>> START

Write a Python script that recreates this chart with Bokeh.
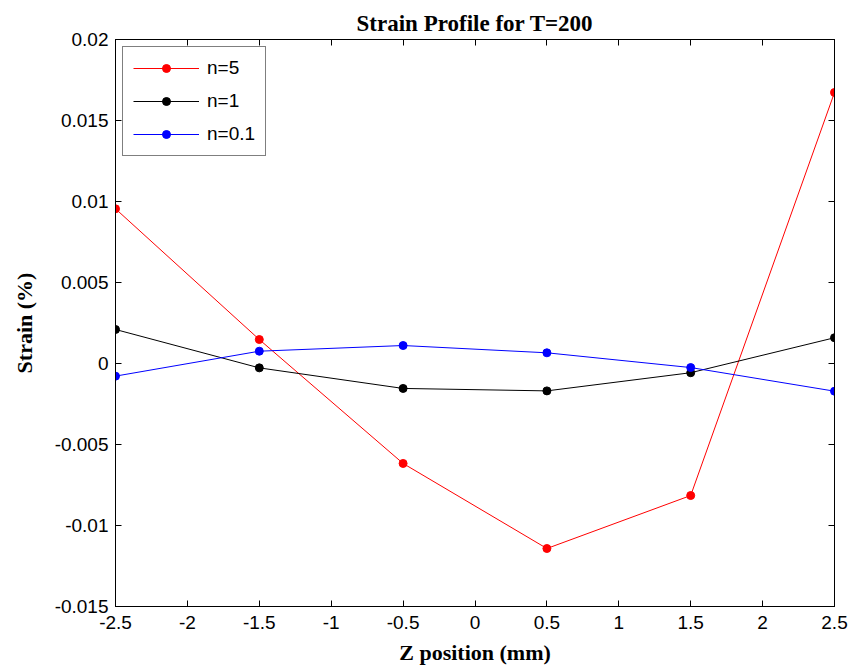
from bokeh.plotting import figure
from bokeh.models import LinearAxis, FixedTicker, Legend, LegendItem, Range1d
from bokeh.embed import file_html
from bokeh.resources import INLINE

z = [-2.5, -1.5, -0.5, 0.5, 1.5, 2.5]
n5 = [0.00955, 0.00148, -0.00617, -0.01142, -0.00815, 0.01673]
n1 = [0.0021, -0.00027, -0.00154, -0.00169, -0.00057, 0.00159]
n01 = [-0.00078, 0.00076, 0.00111, 0.00066, -0.00025, -0.00171]

x_ticks = [-2.5, -2, -1.5, -1, -0.5, 0, 0.5, 1, 1.5, 2, 2.5]
x_labels = ["-2.5", "-2", "-1.5", "-1", "-0.5", "0", "0.5", "1", "1.5", "2", "2.5"]
y_ticks = [-0.015, -0.01, -0.005, 0, 0.005, 0.01, 0.015, 0.02]
y_labels = ["-0.015", "-0.01", "-0.005", "0", "0.005", "0.01", "0.015", "0.02"]

p = figure(width=854, height=672, frame_width=719, frame_height=567,
           output_backend="svg", toolbar_location=None,
           x_range=Range1d(-2.5, 2.5), y_range=Range1d(-0.015, 0.02),
           min_border_left=115, min_border_right=20, min_border_top=39, min_border_bottom=66)
p.background_fill_color = "white"
p.border_fill_color = "white"
p.grid.visible = False
p.outline_line_color = "black"
p.outline_line_width = 1

p.title.text = "Strain Profile for T=200"
p.title.align = "center"
p.title.text_font = "Liberation Serif"
p.title.text_font_size = "23px"
p.title.text_font_style = "bold"
p.title.text_color = "black"
p.title.offset = 0
p.title.standoff = 8

def style_axis(ax, ticks, labels, show):
    ax.ticker = FixedTicker(ticks=ticks)
    ax.major_label_overrides = {t: (l if show else "") for t, l in zip(ticks, labels)}
    ax.major_tick_in = 6
    ax.major_tick_out = 0
    ax.minor_tick_in = 0
    ax.minor_tick_out = 0
    ax.axis_line_color = "black"
    ax.major_tick_line_color = "black"
    ax.major_label_text_font = "Liberation Sans"
    ax.major_label_text_font_size = "19px" if show else "1px"
    ax.major_label_text_color = "black"
    if not show:
        ax.major_label_standoff = 0

style_axis(p.xaxis[0], x_ticks, x_labels, True)
style_axis(p.yaxis[0], y_ticks, y_labels, True)
p.xaxis[0].major_label_standoff = 9
p.yaxis[0].major_label_standoff = 7

p.xaxis[0].axis_label = "Z position (mm)"
p.yaxis[0].axis_label = "Strain (%)"
for ax in (p.xaxis[0], p.yaxis[0]):
    ax.axis_label_text_font = "Liberation Serif"
    ax.axis_label_text_font_style = "bold"
    ax.axis_label_text_font_size = "22px"
    ax.axis_label_text_color = "black"
p.xaxis[0].axis_label_standoff = 8
p.yaxis[0].axis_label_standoff = 15

top = LinearAxis()
right = LinearAxis()
style_axis(top, x_ticks, x_labels, False)
style_axis(right, y_ticks, y_labels, False)
p.add_layout(top, "above")
p.add_layout(right, "right")

series = [("n=5", n5, "#ff0000"), ("n=1", n1, "#000000"), ("n=0.1", n01, "#0000ff")]
items = []
for name, ys, col in series:
    l = p.line(z, ys, line_color=col, line_width=1)
    c = p.scatter(z, ys, size=8, fill_color=col, line_color=col)
    items.append(LegendItem(label=name, renderers=[l, c]))

legend = Legend(items=items, location="top_left")
legend.label_text_font = "Liberation Sans"
legend.label_text_font_size = "19px"
legend.label_text_color = "black"
legend.border_line_color = "black"
legend.border_line_width = 1
legend.margin = 7
legend.padding = 10
legend.spacing = 11
legend.glyph_width = 66
legend.glyph_height = 20
legend.label_height = 20
legend.label_standoff = 8
legend.background_fill_alpha = 1
p.add_layout(legend)

open("out.html", "w").write(file_html(p, INLINE))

>> END

§ EXERCISE DIRECTIONS: From the opening line of the listing above through the line bearing "p.title.standoff = 8", repeat each line exactly. Drop every picture.

§ CORRECT ANSWER:
Write a Python script that recreates this chart with Bokeh.
from bokeh.plotting import figure
from bokeh.models import LinearAxis, FixedTicker, Legend, LegendItem, Range1d
from bokeh.embed import file_html
from bokeh.resources import INLINE

z = [-2.5, -1.5, -0.5, 0.5, 1.5, 2.5]
n5 = [0.00955, 0.00148, -0.00617, -0.01142, -0.00815, 0.01673]
n1 = [0.0021, -0.00027, -0.00154, -0.00169, -0.00057, 0.00159]
n01 = [-0.00078, 0.00076, 0.00111, 0.00066, -0.00025, -0.00171]

x_ticks = [-2.5, -2, -1.5, -1, -0.5, 0, 0.5, 1, 1.5, 2, 2.5]
x_labels = ["-2.5", "-2", "-1.5", "-1", "-0.5", "0", "0.5", "1", "1.5", "2", "2.5"]
y_ticks = [-0.015, -0.01, -0.005, 0, 0.005, 0.01, 0.015, 0.02]
y_labels = ["-0.015", "-0.01", "-0.005", "0", "0.005", "0.01", "0.015", "0.02"]

p = figure(width=854, height=672, frame_width=719, frame_height=567,
           output_backend="svg", toolbar_location=None,
           x_range=Range1d(-2.5, 2.5), y_range=Range1d(-0.015, 0.02),
           min_border_left=115, min_border_right=20, min_border_top=39, min_border_bottom=66)
p.background_fill_color = "white"
p.border_fill_color = "white"
p.grid.visible = False
p.outline_line_color = "black"
p.outline_line_width = 1

p.title.text = "Strain Profile for T=200"
p.title.align = "center"
p.title.text_font = "Liberation Serif"
p.title.text_font_size = "23px"
p.title.text_font_style = "bold"
p.title.text_color = "black"
p.title.offset = 0
p.title.standoff = 8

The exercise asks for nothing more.